The project uses the native WebSocket connection to push the decapsulated RTP from the user to the OpenAI engine and get the response back. Then, it grabs the response, packs it back by adding the RTP header and streams it back to the user.
It does not have any transcoding capabilities, thus communication is limited to g711 PCMU and PCMA codecs.
It currently uses the gpt-4o-realtime-preview-2024-10-01
model.
The following parameters can be tuned for this engine:
Section | Parameter | Environment | Mandatory | Description | Default |
---|---|---|---|---|---|
openai |
key or openai_key |
OPENAI_API_KEY |
yes | OpenAI API key | not provided |
openai |
model |
OPENAI_API_MODEL |
no | OpenAI Realtime Model used | gpt-4o-realtime-preview-2024-10-01 |
openai |
disable |
OPENAI_DISABLE |
no | Disables the flavor | false |
openai |
voice |
OPENAI_VOICE |
no | Configures the OpenAI voice | alloy |
openai |
instructions |
OPENAI_INSTRUCTIONS |
no | Configures the OpenAI module instructions | default/none |
openai |
welcome_message |
OPENAI_WELCOME_MSG |
no | A welcome message to be played back to the user when the call starts | no message |
openai |
temperature |
OPENAI_TEMPERATURE |
no | Sampling temperature for the model, limited to [0.6, 1.2] |
0.8 |
openai |
max_tokens |
OPENAI_MAX_TOKENS |
no | Configures OpenAI Turn Detection max_response_output_tokens , the maximum number of output tokens for a single assistant response.
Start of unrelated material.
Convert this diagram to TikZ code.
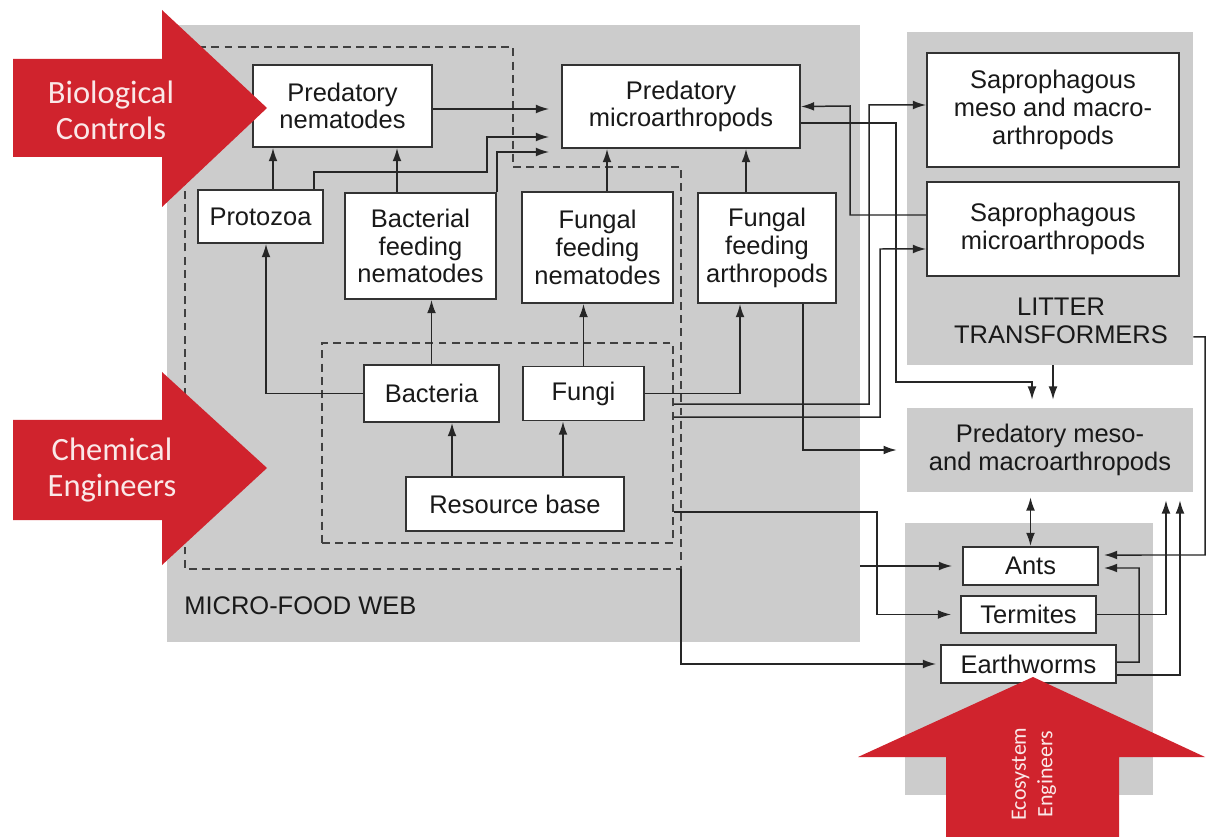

Possible values are [1, 4096] or inf |
inf |
openai |
turn_detection_type |
OPENAI_TURN_DETECT_TYPE |
no | Configures OpenAI Turn Detection type |
server_vad |
openai |
turn_detection_silence_ms |
OPENAI_TURN_DETECT_SILENCE_MS |
no | Configures OpenAI Turn Detection silence duration ms |
200 |
openai |
turn_detection_threshold |
OPENAI_TURN_DETECT_THRESHOLD |
no | Configures OpenAI Turn Detection threshold |
0.5 |
openai |
turn_detection_prefix_ms |
OPENAI_TURN_DETECT_PREFIX_MS |
no | Configures OpenAI Turn Detection prefix_padding_ms |
300 |